Quant aux deux autres cas confidentiels, voici ce que révèle la juge Hogue :
- Dans le premier cas, il a été signalé qu’un gouvernement étranger avait entrepris plusieurs actions, notamment de l’ingérence, pour réduire les chances d’élection d’un candidat du Parti libéral. Le gouvernement étranger est soupçonné d’avoir agi de la sorte en raison du soutien apporté par le candidat à des enjeux perçus comme contraires aux intérêts de cet État. Les activités du gouvernement étranger ont probablement eu une incidence négative sur la carrière politique de la personne. Aucune information à ce sujet n’a été communiquée au niveau politique du gouvernement jusqu’à ce que la liste de cas soit préparée pour la Commission.
- Le deuxième cas concerne un ancien parlementaire de l’opposition qui est soupçonné d’avoir tenté d’influencer les travaux parlementaires au nom d’un gouvernement étranger. Un représentant d’un gouvernement étranger lui aurait demandé d’entreprendre une action particulière, ce qu’il aurait fait.
Réponse trop lente d'Ottawa
Toujours selon la juge Hogue, le gouvernement fédéral a mis en place des mesures pour détecter et combattre l'ingérence étrangère, mais « la réponse n'a pas été parfaite, loin s’en faut ». Elle appelle ainsi les autorités à faire preuve de plus de transparence dans leurs communications afin de barrer la route à toute campagne de désinformation, qui, selon elle, représente une menace importante à la démocratie.
« J’ai constaté que le gouvernement a parfois mis du temps, trop de temps, avant d’agir, et que la coordination entre les divers acteurs impliqués n’a pas toujours été optimale », lit-on dans le rapport final de la juge Hogue.
« Le gouvernement s’est révélé être un mauvais communicateur et insuffisamment transparent en ce qui a trait à l’ingérence étrangère », ajoute la juge Hogue dans son rapport. « Les mesures mises en place au cours des deux dernières années, et plusieurs commentaires formulés à ce sujet, suggèrent que le gouvernement semble maintenant faire de la lutte à l’ingérence étrangère une priorité. Cela doit se poursuivre ».
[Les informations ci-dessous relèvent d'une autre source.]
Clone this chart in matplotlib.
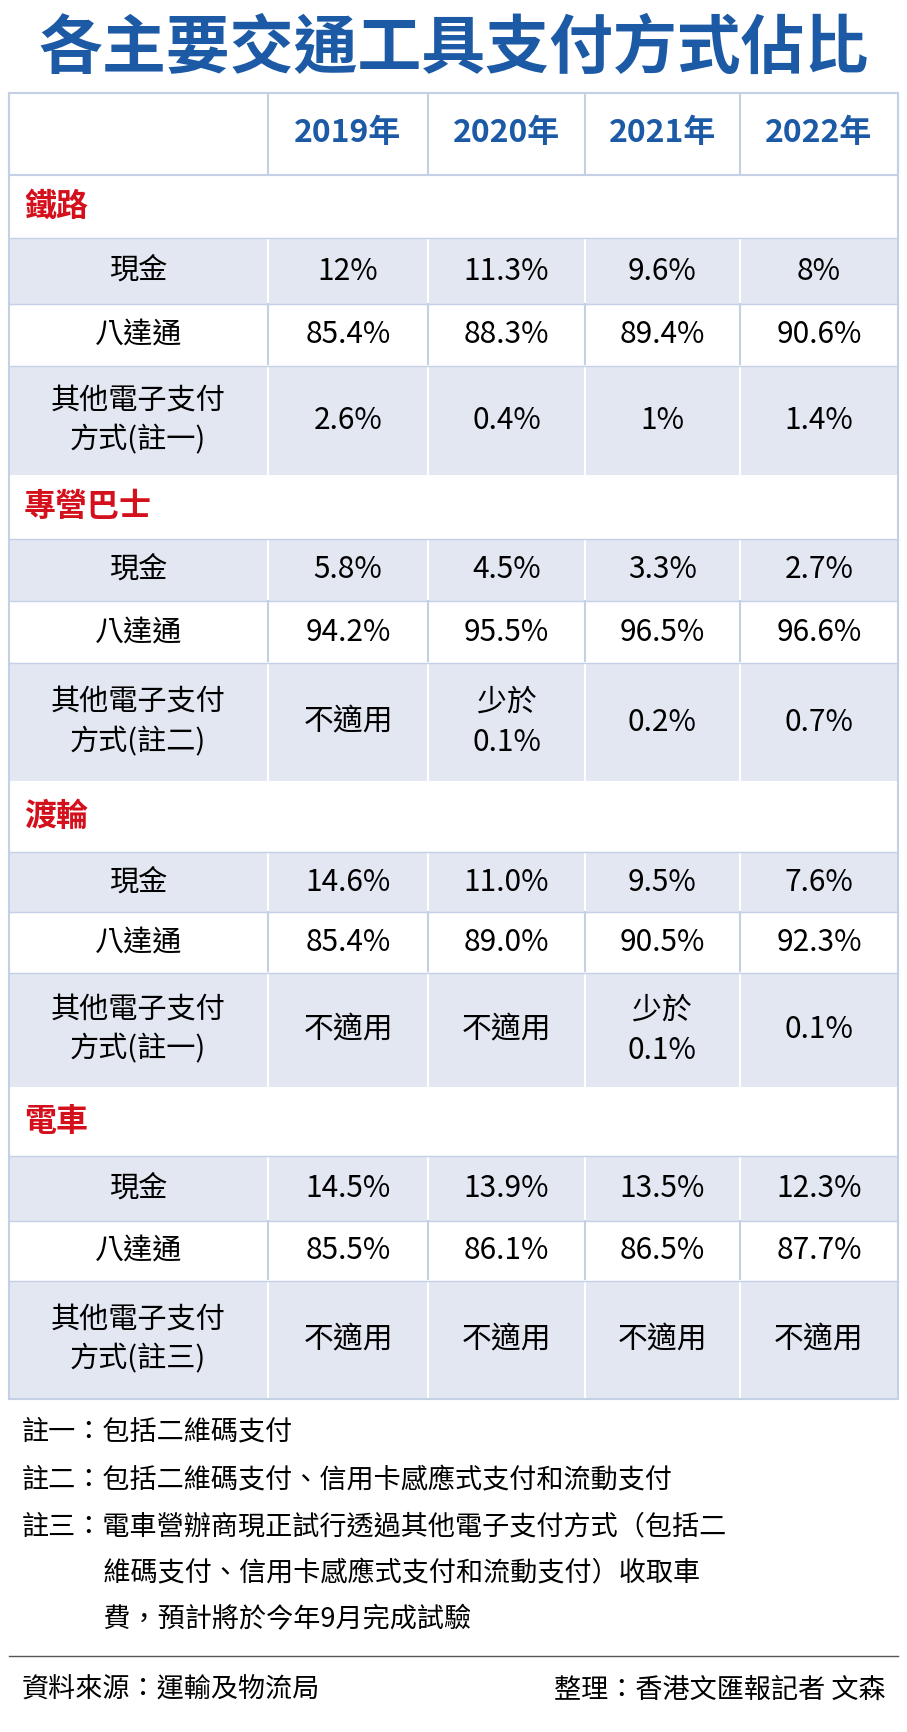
import matplotlib
matplotlib.use("Agg")
import matplotlib.pyplot as plt
from matplotlib.patches import Rectangle

title = "各主要交通工具支付方式佔比"
years = ["2019年", "2020年", "2021年", "2022年"]
sections = ["鐵路", "專營巴士", "渡輪", "電車"]
row_labels = [
    ["現金", "八達通", "其他電子支付\n方式(註一)"],
    ["現金", "八達通", "其他電子支付\n方式(註二)"],
    ["現金", "八達通", "其他電子支付\n方式(註一)"],
    ["現金", "八達通", "其他電子支付\n方式(註三)"],
]
rail = [["12%", "11.3%", "9.6%", "8%"], ["85.4%", "88.3%", "89.4%", "90.6%"], ["2.6%", "0.4%", "1%", "1.4%"]]
bus = [["5.8%", "4.5%", "3.3%", "2.7%"], ["94.2%", "95.5%", "96.5%", "96.6%"], ["不適用", "少於\n0.1%", "0.2%", "0.7%"]]
ferry = [["14.6%", "11.0%", "9.5%", "7.6%"], ["85.4%", "89.0%", "90.5%", "92.3%"], ["不適用", "不適用", "少於\n0.1%", "0.1%"]]
tram = [["14.5%", "13.9%", "13.5%", "12.3%"], ["85.5%", "86.1%", "86.5%", "87.7%"], ["不適用", "不適用", "不適用", "不適用"]]
values = [rail, bus, ferry, tram]
notes = [
    "註一：包括二維碼支付",
    "註二：包括二維碼支付、信用卡感應式支付和流動支付",
    "註三：電車營辦商現正試行透過其他電子支付方式（包括二",
    "　　　維碼支付、信用卡感應式支付和流動支付）收取車",
    "　　　費，預計將於今年9月完成試驗",
]
source_left = "資料來源：運輸及物流局"
source_right = "整理：香港文匯報記者 文森"

F = "Noto Sans CJK TC"
BLUE = "#1c5aa6"
RED = "#d4101c"
SHADE = "#e3e7f2"
LINE = "#c3d0e6"

W, H = 830, 1585
fig = plt.figure(figsize=(9.07, 17.32), dpi=100)
ax = fig.add_axes([0, 0, 1, 1])
ax.set_xlim(0, W); ax.set_ylim(H, 0); ax.axis("off")

ax.text(W / 2, 45, title, ha="center", va="center", fontsize=46, fontweight="bold", color=BLUE, family=F)

cols = [8, 245, 392, 535, 677, 822]
centers = [(cols[i] + cols[i + 1]) / 2 for i in range(5)]
ax.add_patch(Rectangle((8, 85), 814, 75, fc="white", ec=LINE, lw=1.5))
for c in cols[1:-1]:
    ax.plot([c, c], [85, 160], color=LINE, lw=1.5)
for i, y in enumerate(years):
    ax.text(centers[i + 1], 122, y, ha="center", va="center", fontsize=23, fontweight="bold", color=BLUE, family=F)

sec_bounds = [
    (160, [218, 278, 335, 435]),
    (435, [493, 550, 607, 715]),
    (715, [780, 835, 890, 995]),
    (995, [1058, 1117, 1172, 1280]),
]
for s, (ys, rb) in enumerate(sec_bounds):
    ax.text(22, (ys + rb[0]) / 2, sections[s], ha="left", va="center", fontsize=23, fontweight="bold", color=RED, family=F)
    for r in range(3):
        y0, y1 = rb[r], rb[r + 1]
        fc = SHADE if r != 1 else "white"
        ax.add_patch(Rectangle((8, y0), 814, y1 - y0, fc=fc, ec="none"))
        for c in cols[1:-1]:
            ax.plot([c, c], [y0, y1], color="white" if r != 1 else LINE, lw=1.5)
        ax.plot([8, 822], [y0, y0], color=LINE, lw=1)
        ax.text(centers[0], (y0 + y1) / 2, row_labels[s][r], ha="center", va="center", fontsize=21, family=F, linespacing=1.4)
        for j in range(4):
            ax.text(centers[j + 1], (y0 + y1) / 2, values[s][r][j], ha="center", va="center", fontsize=21.5, family=F, linespacing=1.4)
ax.plot([8, 8], [85, 1280], color=LINE, lw=1.5)
ax.plot([822, 822], [85, 1280], color=LINE, lw=1.5)
ax.plot([8, 822], [1280, 1280], color=LINE, lw=1.5)

for k, (n, y) in enumerate(zip(notes, [1310, 1355, 1397, 1440, 1482])):
    ax.text(20, y, n, ha="left", va="center", fontsize=19.5, family=F)
ax.plot([8, 822], [1515, 1515], color="#555555", lw=1)
ax.text(20, 1547, source_left, ha="left", va="center", fontsize=19.5, family=F)
ax.text(810, 1547, source_right, ha="right", va="center", fontsize=19.5, family=F)

fig.savefig("out.png", dpi=100)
Le rapport de la juge Hogue tombe à point nommé avant une série de scrutins, dont la course à la chefferie du Parti libéral du Canada et des élections fédérales qui « pourraient être déclenchées dès ce printemps. C'est pour cela que Mme Hogue a identifié certaines recommandations qui pourraient et devraient être mises en oeuvre rapidement, peut-être même avant les prochaines élections ».
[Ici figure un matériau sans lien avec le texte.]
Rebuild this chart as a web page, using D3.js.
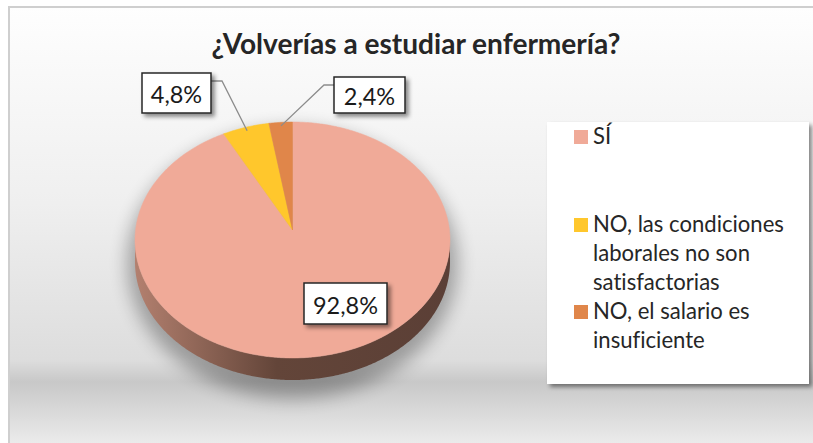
<!DOCTYPE html>
<html>
<head>
<meta charset="utf-8">
<script src="https://cdn.jsdelivr.net/npm/d3@7"></script>
<style>
  body { margin: 0; background: #fff; }
  text { font-family: Lato, "Open Sans", sans-serif; font-variant-ligatures: none; font-feature-settings: "liga" 0; }
</style>
</head>
<body>
<svg width="813" height="443"></svg>
<script>
// data
const categories = ["SÍ", "NO, las condiciones laborales no son satisfactorias", "NO, el salario es insuficiente"];
const values = [92.8, 4.8, 2.4];
const colors = ["#F0AA98", "#FFC72C", "#E0864A"];
const title = "¿Volverías a estudiar enfermería?";

var svg = d3.select("svg");
const width = +svg.attr("width");
const height = +svg.attr("height");

const locale = d3.formatLocale({ decimal: ",", thousands: ".", grouping: [3], currency: ["", "€"] });
const fmt = v => locale.format(".1f")(v) + "%";

// pie geometry
const cx = 292.5, cy = 240, rx = 157.5, ry = 118, depth = 22, apexDy = -10;

var defs = svg.append("defs");

var bg = defs.append("linearGradient").attr("id", "bg")
  .attr("gradientUnits", "userSpaceOnUse")
  .attr("x1", 0).attr("y1", 7).attr("x2", 0).attr("y2", height);
[[0, "#fefefe"], [0.45, "#efefef"], [0.81, "#dddddd"], [0.86, "#c8c8c8"], [1, "#ebebeb"]].forEach(s => {
  bg.append("stop").attr("offset", s[0]).attr("stop-color", s[1]);
});

var side = defs.append("linearGradient").attr("id", "side")
  .attr("gradientUnits", "userSpaceOnUse")
  .attr("x1", cx - rx).attr("y1", 0).attr("x2", cx + rx).attr("y2", 0);
[[0, "#b3806f"], [0.45, "#634539"], [1, "#5b3f36"]].forEach(s => {
  side.append("stop").attr("offset", s[0]).attr("stop-color", s[1]);
});

defs.append("filter").attr("id", "blur")
  .attr("x", "-30%").attr("y", "-30%").attr("width", "160%").attr("height", "160%")
  .append("feGaussianBlur").attr("stdDeviation", 9);

defs.append("filter").attr("id", "dshadow")
  .attr("x", "-20%").attr("y", "-20%").attr("width", "150%").attr("height", "160%")
  .append("feDropShadow").attr("dx", 3).attr("dy", 3).attr("stdDeviation", 2)
  .attr("flood-color", "#000").attr("flood-opacity", 0.45);

// chart area
svg.append("rect")
  .attr("x", 9).attr("y", 7).attr("width", width).attr("height", height)
  .attr("fill", "url(#bg)").attr("stroke", "#cfcfcf").attr("stroke-width", 2);

function fitText(sel, target) {
  var len = sel.node().getComputedTextLength();
  var fs = parseFloat(sel.attr("font-size"));
  sel.attr("font-size", fs * target / len);
  return fs * target / len;
}

// title
var titleText = svg.append("text")
  .attr("x", 416).attr("y", 54)
  .attr("text-anchor", "middle")
  .attr("font-weight", "bold")
  .attr("font-size", 24)
  .attr("fill", "#262626")
  .text(title);
fitText(titleText, 409);

function pt(a, dy) {
  return [cx + rx * Math.sin(a), cy - ry * Math.cos(a) + (dy || 0)];
}

function rim(a0, a1, dy) {
  var n = Math.max(2, Math.ceil((a1 - a0) / 0.01));
  var pts = [];
  for (var i = 0; i <= n; i++) pts.push(pt(a0 + (a1 - a0) * i / n, dy));
  return pts;
}

var pie = d3.pie().sort(null).value(d => d);
var arcs = pie(values);

var g = svg.append("g");

// shadow under the pie
g.append("ellipse")
  .attr("cx", cx).attr("cy", cy + depth / 2 + 12)
  .attr("rx", rx + 8).attr("ry", ry + depth / 2 + 6)
  .attr("fill", "#000").attr("opacity", 0.3)
  .attr("filter", "url(#blur)");

// side walls (front half only)
arcs.forEach((d, i) => {
  var a0 = Math.max(d.startAngle, Math.PI / 2);
  var a1 = Math.min(d.endAngle, 3 * Math.PI / 2);
  if (a1 <= a0) return;
  var pts = rim(a0, a1, 0).concat(rim(a0, a1, depth).reverse());
  g.append("path")
    .attr("d", d3.line()(pts) + "Z")
    .attr("fill", i === 0 ? "url(#side)" : d3.color(colors[i]).darker(1.2));
});

// top faces
arcs.forEach((d, i) => {
  var pts = [[cx, cy + apexDy]].concat(rim(d.startAngle, d.endAngle, 0));
  g.append("path")
    .attr("d", d3.line()(pts) + "Z")
    .attr("fill", colors[i])
    .attr("stroke", colors[i]).attr("stroke-width", 0.5);
});

// data labels
const labelBoxes = [
  { x: 304, y: 283, w: 83, h: 41 },
  { x: 142, y: 73, w: 69, h: 40 },
  { x: 334, y: 77, w: 71, h: 36 }
];

// leader lines for the small slices
arcs.forEach((d, i) => {
  if (i === 0) return;
  var b = labelBoxes[i];
  var mid = (d.startAngle + d.endAngle) / 2;
  var anchor = [cx + rx * 0.97 * Math.sin(mid), cy - ry * 0.97 * Math.cos(mid)];
  var left = b.x + b.w / 2 < anchor[0];
  var ex = left ? b.x + b.w : b.x;
  var ey = b.y + 8;
  var elbow = left ? ex + 11 : ex - 10;
  g.append("path")
    .attr("d", d3.line()([[ex, ey], [elbow, ey], anchor]))
    .attr("fill", "none").attr("stroke", "#8c8c8c").attr("stroke-width", 1.3);
});

var labelSize = null;
arcs.forEach((d, i) => {
  var b = labelBoxes[i];
  g.append("rect")
    .attr("x", b.x).attr("y", b.y).attr("width", b.w).attr("height", b.h)
    .attr("fill", "#fff").attr("stroke", "#262626").attr("stroke-width", 1.5)
    .attr("filter", "url(#dshadow)");
  var t = g.append("text")
    .attr("x", b.x + b.w / 2).attr("y", b.y + b.h / 2 + 1)
    .attr("text-anchor", "middle").attr("dominant-baseline", "central")
    .attr("font-size", 22).attr("fill", "#1a1a1a")
    .text(fmt(d.data));
  if (labelSize === null) labelSize = fitText(t, 65);
  else t.attr("font-size", labelSize);
});

// legend
var lg = svg.append("g");
lg.append("rect")
  .attr("x", 547).attr("y", 122).attr("width", 262).attr("height", 262)
  .attr("fill", "#fff").attr("filter", "url(#dshadow)");

const legendTop = [137, 225, 312];
const lineGap = 29;
var probe = lg.append("text").attr("font-size", 20).text("NO, las condiciones");
var legendSize = fitText(probe, 191);
probe.remove();

categories.forEach((c, i) => {
  lg.append("rect")
    .attr("x", 574).attr("y", legendTop[i] - 7)
    .attr("width", 14).attr("height", 14)
    .attr("fill", colors[i]);
  var t = lg.append("text")
    .attr("x", 593).attr("y", legendTop[i] + 7)
    .attr("font-size", legendSize).attr("fill", "#262626");
  // wrap words into lines that fit the legend
  var words = c.split(" "), line = [];
  var ts = t.append("tspan").attr("x", 593);
  words.forEach(w => {
    line.push(w);
    ts.text(line.join(" "));
    if (ts.node().getComputedTextLength() > 205 && line.length > 1) {
      line.pop();
      ts.text(line.join(" "));
      line = [w];
      ts = t.append("tspan").attr("x", 593).attr("dy", lineGap).text(w);
    }
  });
});
</script>
</body>
</html>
Parmi ces recommandations figure la nécessité pour le Service canadien du renseignement de sécurité (SCRS) de « mettre au point des mécanismes permettant de signaler clairement les rapports qu’il considère particulièrement pertinents pour certains ou tous les décideurs de haut rang ».
« Le SCRS devrait également signaler clairement les rapports qu’il considère comme urgents », selon Mme Hogue.
Parmi les autres recommandations à mettre en place avant les prochaines élections, elle appelle le gouvernement à faire de la « stratégie sur l’ingérence étrangère pangouvernementale une priorité et à fournir un échéancier pour sa réalisation ».
La juge Hogue demande aussi au gouvernement de mieux informer les partis politiques sur les « meilleures pratiques contre l’ingérence étrangère ». « Les partis politiques devraient à leur tour fournir ce guide (...) à leur personnel, à tous les candidats à l’investiture et à tous ceux qui ont remporté l’investiture ».